Wednesday, February 27, 2013

Negativity

"I just don't deal with the negativity. I can't get involved in that side of it. I don't understand it, and you can't let it take away from your life and what you are trying to do"

I want to start living like this.

I have realized in the last little while that I have surrounded myself with some very negative, yet very involved and personal, people. These people take it upon themselves to bring me down with their own values and opinions. Sometimes an apology can't make up for the words you have said to another human being. People don't deserve some of the nasty words that have been said about them, about me.

My life is in a transition time right now, we are venturing into new territory in our home and with that transition comes fear. Fear of the unknown, fear of failure, fear of making the wrong choices. It is to those people that I turn to for support, however, when they only come back with negative critiques the support goes out the window. I don't need everyone to agree with me, that would be a futile waste of my time. What I do need is the support and love of those I try to keep closest to me.

Perhaps it's time that I distance myself from the negativity, especially during this transitional time. Perhaps the relationships with them aren't worth the level of sadness I feel after speaking with them.

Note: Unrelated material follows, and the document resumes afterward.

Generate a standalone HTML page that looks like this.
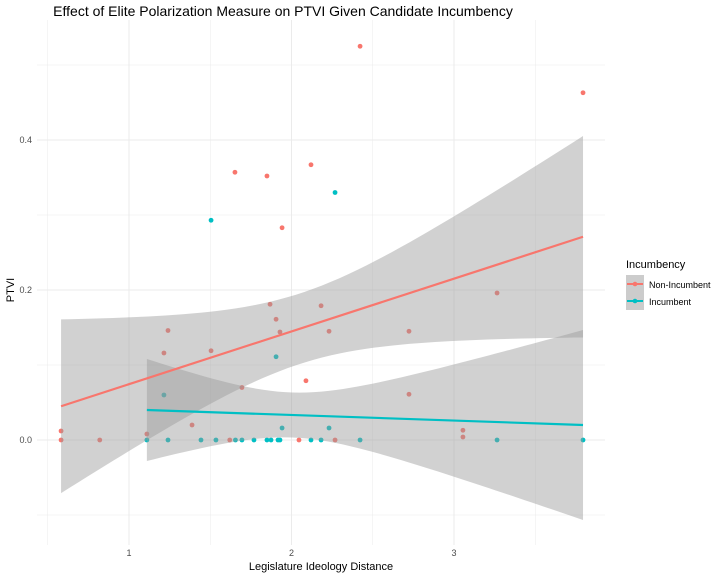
<!DOCTYPE html>
<html><head><meta charset="utf-8"><style>
body{margin:0;background:#fff;font-family:"Liberation Sans",sans-serif}
svg text{font-family:"Liberation Sans",sans-serif}
</style></head><body>
<svg id="chart" width="720" height="576" viewBox="0 0 720 576" xmlns="http://www.w3.org/2000/svg">
<rect width="720" height="576" fill="#fff"/>
<text x="283" y="16" font-size="14" text-anchor="middle" fill="#000">Effect of Elite Polarization Measure on PTVI Given Candidate Incumbency</text>
<g id="grid"></g><g id="points"></g><g id="bands"></g><g id="lines"></g><g id="axes"></g>
<text x="321" y="570" font-size="11" text-anchor="middle">Legislature Ideology Distance</text>
<text transform="translate(14,290) rotate(-90)" font-size="11" text-anchor="middle">PTVI</text>
<g>
<text x="626" y="268" font-size="11">Incumbency</text>
<rect x="626" y="275" width="18" height="35" fill="#cccccc"/>
<g><line x1="627" y1="284" x2="643" y2="284" stroke="#F8766D" stroke-width="2"/><circle cx="635" cy="284" r="2.3" fill="#F8766D"/><text x="649" y="288" font-size="9">Non-Incumbent</text></g>
<g><line x1="627" y1="301" x2="643" y2="301" stroke="#00BFC4" stroke-width="2"/><circle cx="635" cy="301" r="2.3" fill="#00BFC4"/><text x="649" y="305" font-size="9">Incumbent</text></g>
</g>
</svg>
<script>
const redX=[0.582,0.582,0.82,1.11,1.215,1.24,1.388,1.505,1.62,1.652,1.695,1.849,1.868,1.905,1.929,1.942,2.046,2.089,2.12,2.182,2.231,2.268,2.422,2.723,2.723,3.055,3.055,3.265,3.794];
const redY=[0.012,0,0,0.008,0.116,0.146,0.02,0.119,0,0.357,0.07,0.352,0.181,0.161,0.144,0.283,0,0.079,0.367,0.179,0.145,0,0.525,0.145,0.061,0.013,0.004,0.196,0.463];
const tealX=[1.505,1.215,1.905,1.942,2.231,2.268,1.11,1.24,1.443,1.535,1.655,1.695,1.769,1.849,1.874,1.917,1.929,2.12,2.182,2.422,3.265,3.794];
const tealY=[0.293,0.06,0.111,0.016,0.016,0.33,0,0,0,0,0,0,0,0,0,0,0,0,0,0,0,0];
const redFit=[0.582,0.045,3.794,0.271];
const tealFit=[1.11,0.040,3.794,0.020];
const xTicks=[1,2,3];const yTicks=[0,0.2,0.4];const yTickLabels=["0.0","0.2","0.4"];
const X=v=>129+(v-1)*162.5, Y=v=>440-v*750;
const NS="http://www.w3.org/2000/svg";
function mk(t,a,p){const e=document.createElementNS(NS,t);for(const k in a)e.setAttribute(k,a[k]);document.getElementById(p).appendChild(e);return e;}
[0.5,1,1.5,2,2.5,3,3.5].forEach(v=>{const l=mk('line',{x1:X(v),x2:X(v),y1:20,y2:545,stroke:'#ebebeb','stroke-width':Number.isInteger(v)?1:0.5},'grid');

});
[-0.1,0,0.1,0.2,0.3,0.4,0.5].forEach(v=>{const l=mk('line',{x1:37,x2:605,y1:Y(v),y2:Y(v),stroke:'#ebebeb','stroke-width':Math.abs(v*10%2)<0.01?1:0.5},'grid');

});
xTicks.forEach(v=>{const t=mk('text',{x:X(v),y:556,'font-size':9,fill:'#4d4d4d','text-anchor':'middle'},'axes');t.textContent=v;

});
yTicks.forEach((v,i)=>{const t=mk('text',{x:32,y:Y(v)+3,'font-size':9,fill:'#4d4d4d','text-anchor':'end'},'axes');t.textContent=yTickLabels[i];

});
function band(fit,xm,h0,k,name){const [x0,y0,x1,y1]=fit;const up=[],lo=[];
for(let i=0;i<=60;i++){const x=x0+(x1-x0)*i/60;const y=y0+(y1-y0)*(x-x0)/(x1-x0);const h=Math.sqrt(h0*h0+k*(x-xm)*(x-xm));up.push(X(x)+','+Y(y+h));lo.unshift(X(x)+','+Y(y-h));}
const p=mk('polygon',{points:up.concat(lo).join(' '),fill:'#999','fill-opacity':0.45},'bands');

}
band(redFit,2.05,0.047,0.0052,'non-incumbent-confidence-band');
band(tealFit,2.0,0.03,0.0047,'incumbent-confidence-band');
function fitLine(f,c,name){const l=mk('line',{x1:X(f[0]),y1:Y(f[1]),x2:X(f[2]),y2:Y(f[3]),stroke:c,'stroke-width':2.2},'lines');

}
fitLine(redFit,'#F8766D','non-incumbent-fit-line');
fitLine(tealFit,'#00BFC4','incumbent-fit-line');
redX.forEach((x,i)=>{const c=mk('circle',{cx:X(x),cy:Y(redY[i]),r:2.4,fill:'#F8766D'},'points');

});
tealX.forEach((x,i)=>{const c=mk('circle',{cx:X(x),cy:Y(tealY[i]),r:2.4,fill:'#00BFC4'},'points');

});
</script>
</body></html>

I shouldn't walk away from an interaction with a loved one only to *always* feel bad about myself or my life.

I just don't understand the motives behind it. Why talk behind someone's back, why say cryptic things that you know will just upset someone else. There has to be some love and kindness in your negative words or they will never truly be heard. They will just serve to insult and hurt the very people you were, hopefully, trying to help in the first place.

I don't know how to distance myself, keep myself and my family safe from their hurtful words and thoughts. It's hard to leave a relationship, any relationship. It's hard to venture out on your own and become your own person without the support of those you love, even if they were the ones hurting you. I feel like it is draining and wearing on me heavily, and I don't think I can deal with it for much longer.